A hand-held router, or one mounted in a router table, has traditionally been an induction alternating current motor with brushes and a collet on one end of the motor shaft, all contained in a frame. Attached to or part of the frame are mechanisms to adjust the depth of the cut relative to the base of the router or surface of the material being cut.

This type of spindle is well-known: inexpensive, dependable, easily repaired and there are an enormous variety of router bits to use with it. Sure, a router makes a lot of noise, but most shops have several and they’re used daily. But this type of spindle is most commonly used with a bench-top or low production CNC machine.

The other choice is a brushless spindle, which uses magnets rather than brushes in the motor’s operation. This type of motor can be run with either AC or DC current and requires a variable frequency drive to control the frequency of the electrical power. The goal is clean and smooth power.
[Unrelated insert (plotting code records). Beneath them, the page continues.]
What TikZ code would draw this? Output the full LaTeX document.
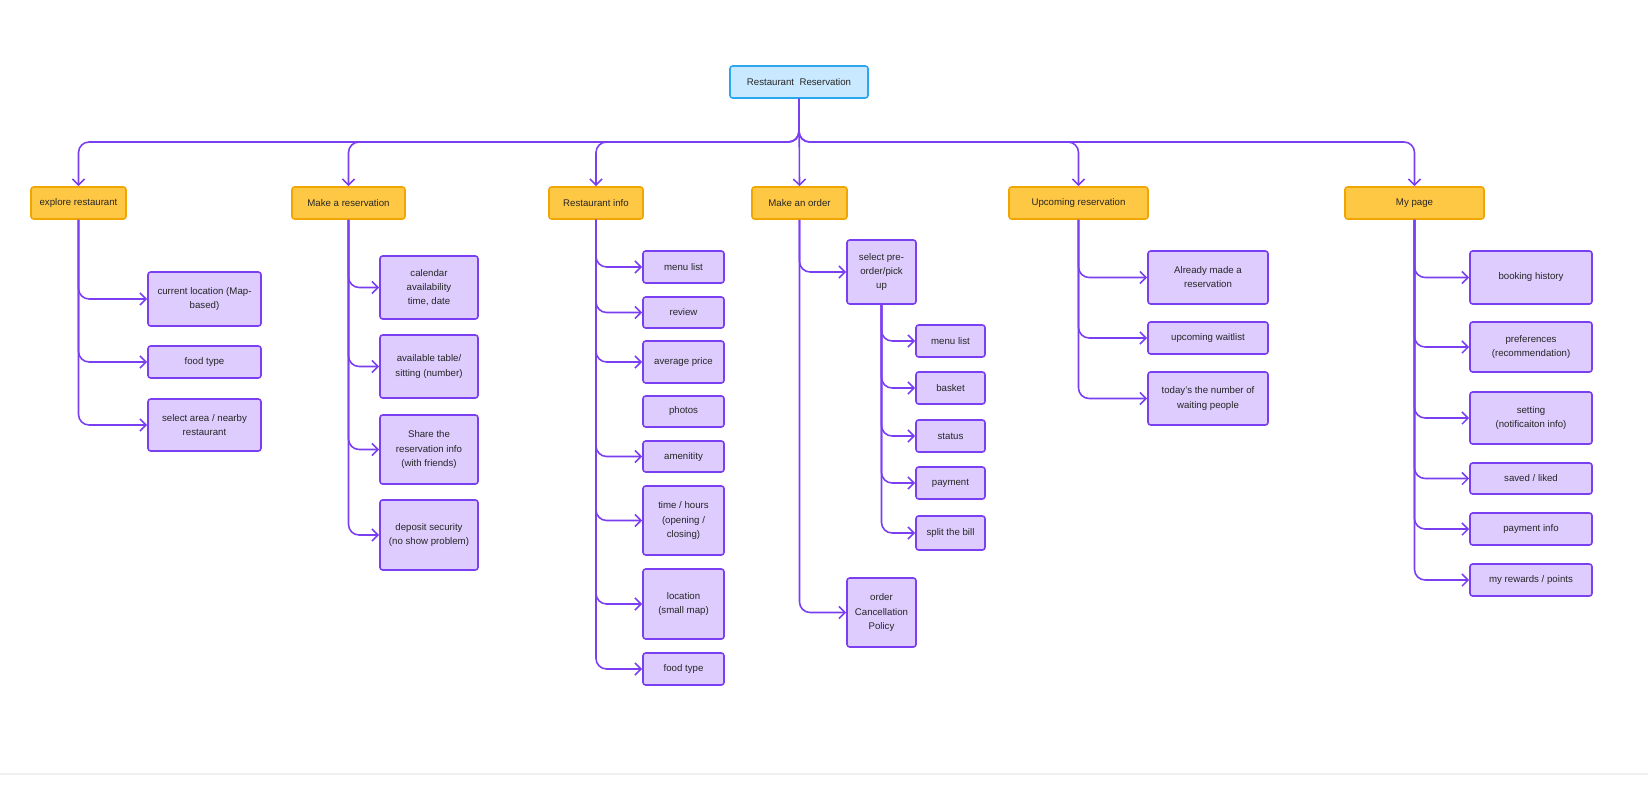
\documentclass[tikz,border=0pt]{standalone}
\usepackage{fontspec}
\setmainfont{Liberation Sans}
\usetikzlibrary{arrows.meta}

\definecolor{linkpurple}{HTML}{7B3FF2}
\definecolor{leaffill}{HTML}{DDCCFD}
\definecolor{catfill}{HTML}{FFC844}
\definecolor{catline}{HTML}{F0A500}
\definecolor{rootfill}{HTML}{C8E9FF}
\definecolor{rootline}{HTML}{2AA7F0}

\tikzset{
  w/.style={minimum width=#1*0.02cm},
  h/.style={minimum height=#1*0.02cm},
  box/.style={draw, line width=0.9pt, rounded corners=1.5pt, align=center,
    inner sep=1pt, font=\fontsize{5.5}{8}\selectfont, text=black!85},
  root/.style={box, fill=rootfill, draw=rootline},
  cat/.style={box, fill=catfill, draw=catline},
  leaf/.style={box, fill=leaffill, draw=linkpurple},
  conn/.style={draw=linkpurple, line width=0.9pt, rounded corners=6pt,
    -{Straight Barb[length=3.5pt, width=7pt]}}
}

\begin{document}
\begin{tikzpicture}[x=0.02cm, y=-0.02cm]
    \useasboundingbox (0,0) rectangle (1648,790);
    \draw[black!6, line width=1pt] (0,774) -- (1648,774);

    % top and categories
    \node[root, w=138, h=32] (root) at (799,82) {Restaurant\ \ Reservation};
    \coordinate (bus) at (799,142);
    \node[cat, w=95, h=32] (explore) at (78.5,203) {explore restaurant};
    \node[cat, w=113, h=32] (booking) at (348.5,203) {Make a reservation};
    \node[cat, w=94, h=32] (info) at (596,203) {Restaurant info};
    \node[cat, w=95, h=32] (order) at (799.5,203) {Make an order};
    \node[cat, w=139, h=32] (upcoming) at (1078.5,203) {Upcoming reservation};
    \node[cat, w=139, h=32] (mypage) at (1414.5,203) {My page};

    \foreach \c in {explore, booking, info, upcoming, mypage}
        \draw[conn] (root.south) -- (bus) -| (\c.north);
    \draw[conn] (root.south) -- (order.north);

    % explore restaurant
    \node[leaf, w=113, h=54] (ex1) at (204.5,299) {current location (Map-\\based)};
    \node[leaf, w=113, h=32] (ex2) at (204.5,362) {food type};
    \node[leaf, w=113, h=52] (ex3) at (204.5,425) {select area / nearby\\restaurant};
    \foreach \c in {ex1, ex2, ex3}
        \draw[conn] (explore.south) |- (\c.west);

    % make a reservation
    \node[leaf, w=98, h=63] (re1) at (429,287.5) {calendar\\availability\\time, date};
    \node[leaf, w=98, h=63] (re2) at (429,366.5) {available table/\\sitting (number)};
    \node[leaf, w=98, h=69] (re3) at (429,449.5) {Share the\\reservation info\\(with friends)};
    \node[leaf, w=98, h=70] (re4) at (429,535) {deposit security\\(no show problem)};
    \foreach \c in {re1, re2, re3, re4}
        \draw[conn] (booking.south) |- (\c.west);

    % restaurant info
    \node[leaf, w=81, h=32] (in1) at (683.5,267) {menu list};
    \node[leaf, w=81, h=31] (in2) at (683.5,312.5) {review};
    \node[leaf, w=81, h=42] (in3) at (683.5,362) {average price};
    \node[leaf, w=81, h=31] (in4) at (683.5,411.5) {photos};
    \node[leaf, w=81, h=31] (in5) at (683.5,456.5) {amenitity};
    \node[leaf, w=81, h=69] (in6) at (683.5,520.5) {time / hours\\(opening /\\closing)};
    \node[leaf, w=81, h=70] (in7) at (683.5,604) {location\\(small map)};
    \node[leaf, w=81, h=32] (in8) at (683.5,669) {food type};
    \foreach \c in {in1, in2, in3, in5, in6, in7, in8}
        \draw[conn] (info.south) |- (\c.west);

    % make an order
    \node[leaf, w=69, h=64] (or1) at (881.5,272) {select pre-\\order/pick\\up};
    \node[leaf, w=69, h=69] (or2) at (881.5,612.5) {order\\Cancellation\\Policy};
    \foreach \c in {or1, or2}
        \draw[conn] (order.south) |- (\c.west);
    \node[leaf, w=69, h=32] (pre1) at (950.5,341) {menu list};
    \node[leaf, w=69, h=32] (pre2) at (950.5,388) {basket};
    \node[leaf, w=69, h=32] (pre3) at (950.5,436) {status};
    \node[leaf, w=69, h=32] (pre4) at (950.5,483) {payment};
    \node[leaf, w=69, h=34] (pre5) at (950.5,533) {split the bill};
    \foreach \c in {pre1, pre2, pre3, pre4, pre5}
        \draw[conn] (or1.south) |- (\c.west);

    % upcoming reservation
    \node[leaf, w=120, h=53] (up1) at (1208,277.5) {Already made a\\reservation};
    \node[leaf, w=120, h=32] (up2) at (1208,338) {upcoming waitlist};
    \node[leaf, w=120, h=53] (up3) at (1208,398.5) {today's the number of\\waiting people};
    \foreach \c in {up1, up2, up3}
        \draw[conn] (upcoming.south) |- (\c.west);

    % my page
    \node[leaf, w=122, h=53] (my1) at (1531,277.5) {booking history};
    \node[leaf, w=122, h=50] (my2) at (1531,347) {preferences\\(recommendation)};
    \node[leaf, w=122, h=52] (my3) at (1531,418) {setting\\(notificaiton info)};
    \node[leaf, w=122, h=31] (my4) at (1531,478.5) {saved / liked};
    \node[leaf, w=122, h=32] (my5) at (1531,529) {payment info};
    \node[leaf, w=122, h=32] (my6) at (1531,580) {my rewards / points};
    \foreach \c in {my1, my2, my3, my4, my5, my6}
        \draw[conn] (mypage.south) |- (\c.west);

\end{tikzpicture}
\end{document}
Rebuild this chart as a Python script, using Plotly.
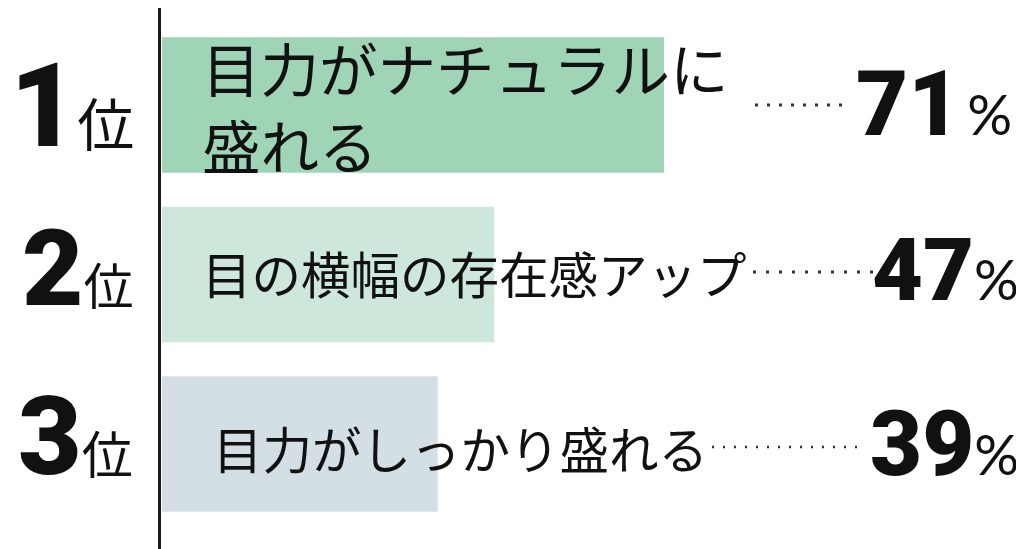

Brushless spindles are more expensive but better suited for high-production CNC machines. They can run all day — cooling can be accomplished with a fan, compressed air or liquid — and are much quieter than a traditional router.

Manual or automatic?

After deciding on a spindle, the next decision concerns manual or automatic tool changing.

In the U.S., most traditional routers are sold with collets to accept bits with a 1/4” or 1/2” shank. The collet is actually two pieces: a set of tapered cylindrical jaws and a nut that is sized to the collet jaw. The quality of a collet and bit is determined by total indicated runout or how far the bit’s rotation is from a theoretical straight line drawn through the motor shaft. Since a major benefit of CNC machining is accuracy, it only makes sense that you’d want to use the most accurately made collet and bit.

While it is easy to change a bit in a traditional router — manually, with one or two wrenches — the process with a brushless spindle is nearly identical to the one for metal working machines.

The inside of a brushless spindle’s motor shaft is slightly tapered; wider at the end and narrower up the shaft. There are many different taper dimensions, based on a variety of technical issues, and the spindle manufacturer can recommend the appropriate taper based on a specific use.

This interior taper in the motor shaft allows for quick tool changing, whether it is done manually or with an automatic tool changer.

In an earlier column, I discussed how G-Code tells a CNC router to move in a given direction for a given distance and at a given depth to complete a job. G-Code also tells the spindle to move to a location away from the work surface to change tools, either manually or with an automatic tool changer. With the latter, the G-Code provides instructions to unload and load a tool or tools and then resume cutting.

Though this all sounds horridly sleep inducing, once the tool changing G-Code sub-routine is programed a few times, it is relatively easy. Promise.

What should I get?

Whether you are buying or building a 3-axis CNC router, decisions will have to made on the type of spindle and whether to use a manual or automatic tool changer.

A small shop with lower or set production requirements can easily be satisfied with a traditional router and manual tool changer, especially if only one type of bit will be used most often.

For shops planning to invest in a high-production machine, a brushless spindle and automatic tool changer is probably the way to go. The size of the spindle, type of collets and size of the automatic tool changer should be selected after consultation with the CNC router’s manufacturer.